▶ **Exercise requirements**: Print the lines of the listing below verbatim from its first line through the line bearing "0.0034, 0.00323, 0.00294]". Any pictures are to be omitted.

▶ **Figure scripts**:
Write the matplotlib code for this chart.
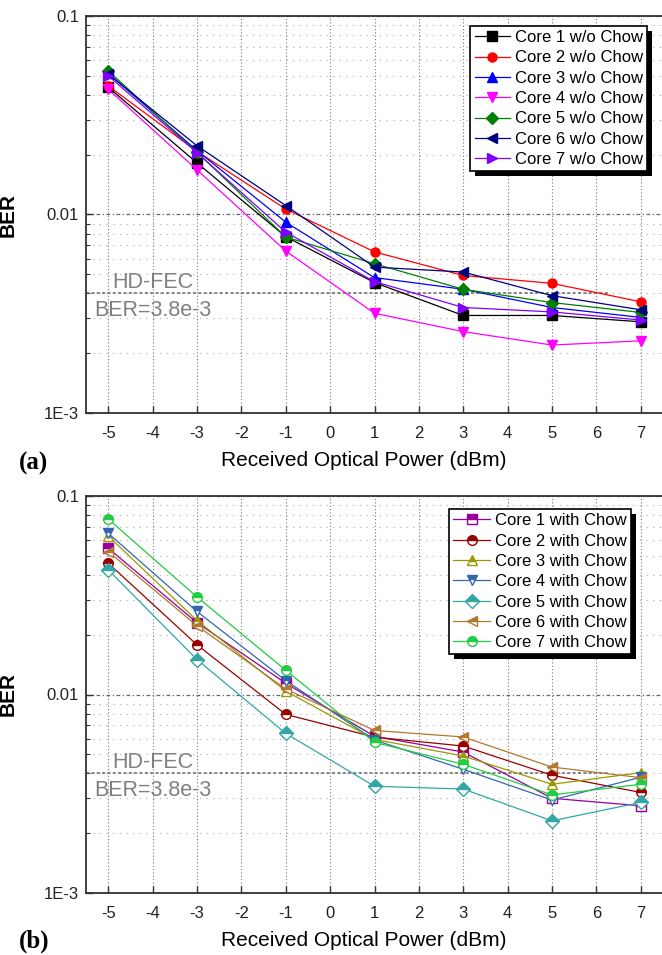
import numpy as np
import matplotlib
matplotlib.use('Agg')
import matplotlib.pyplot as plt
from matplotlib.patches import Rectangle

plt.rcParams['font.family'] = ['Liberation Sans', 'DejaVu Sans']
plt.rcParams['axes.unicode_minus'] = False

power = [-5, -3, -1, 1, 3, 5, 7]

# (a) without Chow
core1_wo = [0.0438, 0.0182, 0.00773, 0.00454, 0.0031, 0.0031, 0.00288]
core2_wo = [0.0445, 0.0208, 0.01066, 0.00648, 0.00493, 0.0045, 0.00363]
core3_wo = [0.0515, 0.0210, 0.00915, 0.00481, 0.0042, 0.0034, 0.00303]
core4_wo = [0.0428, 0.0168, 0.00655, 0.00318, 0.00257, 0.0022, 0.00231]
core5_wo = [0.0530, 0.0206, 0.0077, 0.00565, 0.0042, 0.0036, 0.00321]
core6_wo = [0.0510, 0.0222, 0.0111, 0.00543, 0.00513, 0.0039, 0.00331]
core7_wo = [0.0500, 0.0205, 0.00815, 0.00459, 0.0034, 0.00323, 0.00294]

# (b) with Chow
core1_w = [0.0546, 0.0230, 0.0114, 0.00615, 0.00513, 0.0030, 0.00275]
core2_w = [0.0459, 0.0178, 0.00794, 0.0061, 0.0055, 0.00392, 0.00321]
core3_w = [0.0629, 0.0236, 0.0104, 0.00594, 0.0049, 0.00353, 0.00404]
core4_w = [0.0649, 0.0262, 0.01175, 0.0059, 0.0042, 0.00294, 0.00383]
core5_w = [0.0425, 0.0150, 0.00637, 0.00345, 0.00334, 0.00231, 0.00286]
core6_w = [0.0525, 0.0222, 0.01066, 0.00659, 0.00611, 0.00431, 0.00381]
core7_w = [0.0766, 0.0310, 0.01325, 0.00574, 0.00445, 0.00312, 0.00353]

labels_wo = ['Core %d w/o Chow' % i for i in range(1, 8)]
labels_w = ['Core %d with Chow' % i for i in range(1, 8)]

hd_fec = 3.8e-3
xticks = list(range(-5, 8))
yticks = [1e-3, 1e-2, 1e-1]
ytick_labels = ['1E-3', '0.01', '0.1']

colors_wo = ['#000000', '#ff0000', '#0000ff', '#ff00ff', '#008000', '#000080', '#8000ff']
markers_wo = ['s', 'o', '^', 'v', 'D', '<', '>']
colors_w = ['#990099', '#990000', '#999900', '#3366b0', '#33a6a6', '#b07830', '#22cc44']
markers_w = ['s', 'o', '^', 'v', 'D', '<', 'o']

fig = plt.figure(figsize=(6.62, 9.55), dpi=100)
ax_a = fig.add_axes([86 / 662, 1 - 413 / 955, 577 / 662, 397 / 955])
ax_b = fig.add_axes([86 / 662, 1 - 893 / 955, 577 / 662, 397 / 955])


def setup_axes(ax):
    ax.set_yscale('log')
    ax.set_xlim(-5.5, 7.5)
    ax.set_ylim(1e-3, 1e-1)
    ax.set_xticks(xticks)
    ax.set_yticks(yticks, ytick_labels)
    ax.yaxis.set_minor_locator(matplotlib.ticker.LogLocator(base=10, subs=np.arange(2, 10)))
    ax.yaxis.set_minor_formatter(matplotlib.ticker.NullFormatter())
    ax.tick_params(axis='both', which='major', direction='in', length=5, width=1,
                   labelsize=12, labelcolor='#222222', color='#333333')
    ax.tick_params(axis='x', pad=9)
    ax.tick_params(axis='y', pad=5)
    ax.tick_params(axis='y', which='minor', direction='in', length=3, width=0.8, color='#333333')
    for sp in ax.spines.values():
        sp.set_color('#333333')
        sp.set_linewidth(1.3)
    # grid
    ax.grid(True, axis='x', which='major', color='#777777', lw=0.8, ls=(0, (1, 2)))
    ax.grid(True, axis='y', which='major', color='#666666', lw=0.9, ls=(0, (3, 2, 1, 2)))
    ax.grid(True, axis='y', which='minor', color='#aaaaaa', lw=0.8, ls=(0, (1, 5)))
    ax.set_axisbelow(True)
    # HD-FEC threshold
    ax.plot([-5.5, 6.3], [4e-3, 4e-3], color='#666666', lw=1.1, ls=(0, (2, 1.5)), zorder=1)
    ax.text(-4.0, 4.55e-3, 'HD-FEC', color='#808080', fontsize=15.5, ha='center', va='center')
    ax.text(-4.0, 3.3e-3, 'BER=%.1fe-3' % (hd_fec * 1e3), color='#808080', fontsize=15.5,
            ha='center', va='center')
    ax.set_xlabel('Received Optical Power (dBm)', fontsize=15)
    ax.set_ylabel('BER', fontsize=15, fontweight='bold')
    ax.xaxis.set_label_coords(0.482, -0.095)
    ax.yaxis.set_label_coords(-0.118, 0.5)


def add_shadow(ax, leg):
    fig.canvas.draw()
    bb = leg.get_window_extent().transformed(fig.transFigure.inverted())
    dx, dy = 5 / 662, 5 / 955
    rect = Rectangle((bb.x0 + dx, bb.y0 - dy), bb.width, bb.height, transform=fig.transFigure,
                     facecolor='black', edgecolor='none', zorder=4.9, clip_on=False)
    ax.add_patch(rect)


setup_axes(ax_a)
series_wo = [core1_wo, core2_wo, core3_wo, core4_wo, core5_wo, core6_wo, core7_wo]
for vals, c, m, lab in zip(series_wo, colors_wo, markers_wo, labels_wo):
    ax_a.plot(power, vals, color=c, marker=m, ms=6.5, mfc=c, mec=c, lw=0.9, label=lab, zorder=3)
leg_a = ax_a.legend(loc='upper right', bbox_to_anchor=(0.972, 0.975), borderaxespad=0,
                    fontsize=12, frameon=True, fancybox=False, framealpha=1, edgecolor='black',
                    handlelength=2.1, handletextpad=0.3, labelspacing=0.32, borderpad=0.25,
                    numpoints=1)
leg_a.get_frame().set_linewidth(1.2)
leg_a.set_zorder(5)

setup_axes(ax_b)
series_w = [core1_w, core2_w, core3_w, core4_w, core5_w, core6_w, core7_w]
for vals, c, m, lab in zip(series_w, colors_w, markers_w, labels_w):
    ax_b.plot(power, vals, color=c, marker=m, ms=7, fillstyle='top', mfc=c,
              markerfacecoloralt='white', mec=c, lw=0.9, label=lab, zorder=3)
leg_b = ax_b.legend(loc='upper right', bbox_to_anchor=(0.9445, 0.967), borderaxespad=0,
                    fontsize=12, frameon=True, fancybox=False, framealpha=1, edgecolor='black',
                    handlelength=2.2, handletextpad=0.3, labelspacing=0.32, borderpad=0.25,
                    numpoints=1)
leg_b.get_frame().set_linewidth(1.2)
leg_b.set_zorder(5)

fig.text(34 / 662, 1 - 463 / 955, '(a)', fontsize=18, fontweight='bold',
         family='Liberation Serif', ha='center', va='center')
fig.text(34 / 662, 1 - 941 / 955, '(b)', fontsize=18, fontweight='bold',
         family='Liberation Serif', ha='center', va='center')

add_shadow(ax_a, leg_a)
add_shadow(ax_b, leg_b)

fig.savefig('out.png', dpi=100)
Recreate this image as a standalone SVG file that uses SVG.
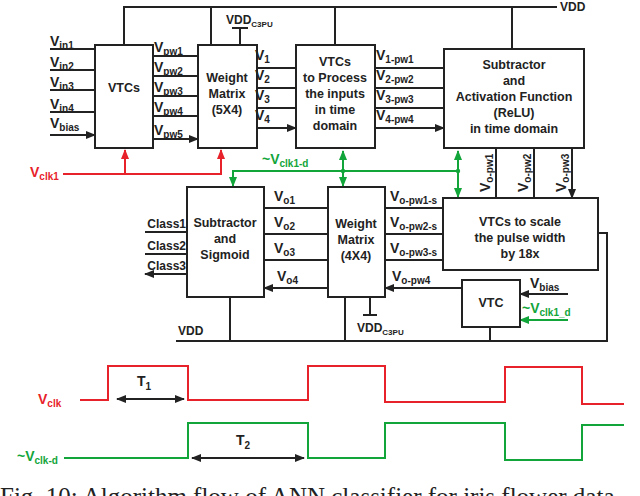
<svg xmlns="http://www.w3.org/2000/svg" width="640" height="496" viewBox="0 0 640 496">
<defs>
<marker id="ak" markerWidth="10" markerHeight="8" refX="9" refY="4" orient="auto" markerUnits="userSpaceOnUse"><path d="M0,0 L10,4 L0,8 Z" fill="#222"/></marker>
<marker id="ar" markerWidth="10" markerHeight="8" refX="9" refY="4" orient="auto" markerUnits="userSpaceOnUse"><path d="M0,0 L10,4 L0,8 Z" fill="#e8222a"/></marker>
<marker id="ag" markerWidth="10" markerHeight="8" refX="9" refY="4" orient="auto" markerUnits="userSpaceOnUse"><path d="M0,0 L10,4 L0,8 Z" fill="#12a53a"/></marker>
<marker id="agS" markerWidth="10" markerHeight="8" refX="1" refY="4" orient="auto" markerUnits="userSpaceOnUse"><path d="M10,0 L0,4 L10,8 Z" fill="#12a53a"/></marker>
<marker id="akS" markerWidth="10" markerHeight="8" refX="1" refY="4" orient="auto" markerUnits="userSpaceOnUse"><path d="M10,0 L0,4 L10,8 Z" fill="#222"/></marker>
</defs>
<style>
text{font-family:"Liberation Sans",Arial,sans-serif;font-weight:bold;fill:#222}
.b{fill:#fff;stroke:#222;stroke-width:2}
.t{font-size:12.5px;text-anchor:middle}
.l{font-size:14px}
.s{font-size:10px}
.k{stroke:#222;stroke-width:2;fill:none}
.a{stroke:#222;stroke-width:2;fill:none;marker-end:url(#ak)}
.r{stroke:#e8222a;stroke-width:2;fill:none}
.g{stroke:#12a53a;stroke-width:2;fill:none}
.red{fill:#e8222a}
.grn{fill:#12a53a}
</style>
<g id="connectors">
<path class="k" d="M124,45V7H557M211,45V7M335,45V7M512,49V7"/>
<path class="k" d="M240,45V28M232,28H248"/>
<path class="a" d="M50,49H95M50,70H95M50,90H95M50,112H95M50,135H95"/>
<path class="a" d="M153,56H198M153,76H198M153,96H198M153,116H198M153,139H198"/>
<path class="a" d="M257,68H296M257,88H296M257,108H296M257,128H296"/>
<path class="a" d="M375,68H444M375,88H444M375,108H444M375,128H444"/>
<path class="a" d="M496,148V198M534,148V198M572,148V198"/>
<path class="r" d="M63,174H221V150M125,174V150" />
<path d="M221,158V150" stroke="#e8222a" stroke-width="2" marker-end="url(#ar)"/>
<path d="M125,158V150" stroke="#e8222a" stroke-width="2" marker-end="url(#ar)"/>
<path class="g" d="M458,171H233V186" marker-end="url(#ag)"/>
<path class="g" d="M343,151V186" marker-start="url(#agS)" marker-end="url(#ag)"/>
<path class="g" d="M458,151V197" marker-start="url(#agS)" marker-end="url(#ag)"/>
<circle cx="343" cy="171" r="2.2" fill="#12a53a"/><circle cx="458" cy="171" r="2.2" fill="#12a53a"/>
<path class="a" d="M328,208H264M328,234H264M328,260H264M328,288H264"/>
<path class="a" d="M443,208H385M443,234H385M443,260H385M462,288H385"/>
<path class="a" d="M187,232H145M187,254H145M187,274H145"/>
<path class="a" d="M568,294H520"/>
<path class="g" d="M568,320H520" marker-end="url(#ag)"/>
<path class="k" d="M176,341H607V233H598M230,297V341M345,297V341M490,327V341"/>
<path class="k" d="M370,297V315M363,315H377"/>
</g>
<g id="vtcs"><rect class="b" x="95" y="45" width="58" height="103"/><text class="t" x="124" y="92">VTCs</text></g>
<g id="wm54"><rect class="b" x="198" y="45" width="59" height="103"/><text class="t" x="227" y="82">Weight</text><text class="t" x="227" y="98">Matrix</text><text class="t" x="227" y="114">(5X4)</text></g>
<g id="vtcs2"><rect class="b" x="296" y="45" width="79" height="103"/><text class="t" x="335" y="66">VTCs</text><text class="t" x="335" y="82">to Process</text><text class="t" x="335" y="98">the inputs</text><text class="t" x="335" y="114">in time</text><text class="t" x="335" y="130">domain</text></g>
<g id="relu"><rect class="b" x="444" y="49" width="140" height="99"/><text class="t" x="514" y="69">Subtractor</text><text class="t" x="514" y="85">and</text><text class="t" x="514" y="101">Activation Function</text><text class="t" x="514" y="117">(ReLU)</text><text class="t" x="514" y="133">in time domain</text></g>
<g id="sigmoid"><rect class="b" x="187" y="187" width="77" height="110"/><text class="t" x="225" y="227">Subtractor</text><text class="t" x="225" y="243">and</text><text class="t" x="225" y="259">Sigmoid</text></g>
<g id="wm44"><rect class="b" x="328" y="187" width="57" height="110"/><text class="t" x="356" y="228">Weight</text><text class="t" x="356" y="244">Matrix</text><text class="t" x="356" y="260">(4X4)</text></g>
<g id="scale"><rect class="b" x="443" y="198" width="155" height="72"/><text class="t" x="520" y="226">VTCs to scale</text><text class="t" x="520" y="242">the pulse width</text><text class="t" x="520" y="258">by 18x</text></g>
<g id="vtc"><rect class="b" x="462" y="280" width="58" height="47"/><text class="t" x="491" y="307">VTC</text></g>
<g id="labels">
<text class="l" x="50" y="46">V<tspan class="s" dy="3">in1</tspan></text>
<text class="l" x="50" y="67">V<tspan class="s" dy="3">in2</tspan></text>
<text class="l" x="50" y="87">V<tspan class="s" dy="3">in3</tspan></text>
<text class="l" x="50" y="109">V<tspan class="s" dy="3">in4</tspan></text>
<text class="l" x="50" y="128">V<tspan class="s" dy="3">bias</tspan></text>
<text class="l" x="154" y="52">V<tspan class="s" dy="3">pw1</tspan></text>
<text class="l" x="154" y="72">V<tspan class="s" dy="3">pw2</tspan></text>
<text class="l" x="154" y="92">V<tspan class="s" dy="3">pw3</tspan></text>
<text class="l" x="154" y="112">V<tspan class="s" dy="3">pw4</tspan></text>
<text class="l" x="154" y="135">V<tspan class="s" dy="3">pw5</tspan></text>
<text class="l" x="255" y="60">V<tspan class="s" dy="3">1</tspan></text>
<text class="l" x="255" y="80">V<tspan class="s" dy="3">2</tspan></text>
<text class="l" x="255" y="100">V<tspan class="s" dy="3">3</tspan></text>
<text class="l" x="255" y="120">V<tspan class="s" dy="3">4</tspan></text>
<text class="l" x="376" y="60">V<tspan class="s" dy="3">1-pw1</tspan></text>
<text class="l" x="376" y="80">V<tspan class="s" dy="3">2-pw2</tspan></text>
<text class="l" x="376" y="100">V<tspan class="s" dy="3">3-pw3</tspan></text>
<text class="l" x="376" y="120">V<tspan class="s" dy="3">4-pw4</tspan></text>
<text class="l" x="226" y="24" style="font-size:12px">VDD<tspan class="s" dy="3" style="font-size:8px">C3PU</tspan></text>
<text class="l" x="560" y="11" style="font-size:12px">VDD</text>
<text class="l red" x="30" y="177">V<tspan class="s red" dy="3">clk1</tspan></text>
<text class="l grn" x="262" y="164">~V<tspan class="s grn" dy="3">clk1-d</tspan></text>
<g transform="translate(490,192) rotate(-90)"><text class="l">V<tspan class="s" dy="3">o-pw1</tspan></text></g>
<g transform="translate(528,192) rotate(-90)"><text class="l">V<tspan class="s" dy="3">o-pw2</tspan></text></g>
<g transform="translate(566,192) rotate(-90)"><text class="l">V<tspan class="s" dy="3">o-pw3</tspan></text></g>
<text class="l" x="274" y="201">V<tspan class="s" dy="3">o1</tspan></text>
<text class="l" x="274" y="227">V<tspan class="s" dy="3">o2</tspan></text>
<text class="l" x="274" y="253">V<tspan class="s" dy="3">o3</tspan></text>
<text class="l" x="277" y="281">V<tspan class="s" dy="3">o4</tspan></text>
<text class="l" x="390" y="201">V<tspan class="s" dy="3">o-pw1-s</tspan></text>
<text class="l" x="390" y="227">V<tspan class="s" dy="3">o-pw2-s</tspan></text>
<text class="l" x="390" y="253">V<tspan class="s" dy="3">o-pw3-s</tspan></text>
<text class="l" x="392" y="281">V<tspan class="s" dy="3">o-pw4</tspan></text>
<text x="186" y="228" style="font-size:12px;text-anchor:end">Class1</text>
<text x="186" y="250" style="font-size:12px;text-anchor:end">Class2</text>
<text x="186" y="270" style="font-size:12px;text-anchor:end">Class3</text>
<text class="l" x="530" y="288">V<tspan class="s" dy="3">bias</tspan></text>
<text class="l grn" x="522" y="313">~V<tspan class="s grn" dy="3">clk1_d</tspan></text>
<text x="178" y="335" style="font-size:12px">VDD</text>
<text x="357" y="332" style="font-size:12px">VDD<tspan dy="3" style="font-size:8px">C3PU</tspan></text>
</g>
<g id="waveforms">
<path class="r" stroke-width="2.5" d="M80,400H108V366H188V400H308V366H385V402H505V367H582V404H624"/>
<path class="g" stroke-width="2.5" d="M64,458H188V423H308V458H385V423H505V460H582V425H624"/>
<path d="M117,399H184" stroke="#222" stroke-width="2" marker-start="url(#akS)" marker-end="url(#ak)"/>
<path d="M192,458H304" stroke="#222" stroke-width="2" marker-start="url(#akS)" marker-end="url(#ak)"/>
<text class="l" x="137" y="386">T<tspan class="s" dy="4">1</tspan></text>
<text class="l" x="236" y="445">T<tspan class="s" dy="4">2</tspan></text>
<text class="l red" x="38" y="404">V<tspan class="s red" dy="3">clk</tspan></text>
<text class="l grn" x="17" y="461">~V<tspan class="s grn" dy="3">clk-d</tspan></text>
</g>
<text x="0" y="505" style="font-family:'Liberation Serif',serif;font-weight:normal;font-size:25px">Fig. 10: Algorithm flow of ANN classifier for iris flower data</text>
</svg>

▶ **Solution to the exercise**:
Write the matplotlib code for this chart.
import numpy as np
import matplotlib
matplotlib.use('Agg')
import matplotlib.pyplot as plt
from matplotlib.patches import Rectangle

plt.rcParams['font.family'] = ['Liberation Sans', 'DejaVu Sans']
plt.rcParams['axes.unicode_minus'] = False

power = [-5, -3, -1, 1, 3, 5, 7]

# (a) without Chow
core1_wo = [0.0438, 0.0182, 0.00773, 0.00454, 0.0031, 0.0031, 0.00288]
core2_wo = [0.0445, 0.0208, 0.01066, 0.00648, 0.00493, 0.0045, 0.00363]
core3_wo = [0.0515, 0.0210, 0.00915, 0.00481, 0.0042, 0.0034, 0.00303]
core4_wo = [0.0428, 0.0168, 0.00655, 0.00318, 0.00257, 0.0022, 0.00231]
core5_wo = [0.0530, 0.0206, 0.0077, 0.00565, 0.0042, 0.0036, 0.00321]
core6_wo = [0.0510, 0.0222, 0.0111, 0.00543, 0.00513, 0.0039, 0.00331]
core7_wo = [0.0500, 0.0205, 0.00815, 0.00459, 0.0034, 0.00323, 0.00294]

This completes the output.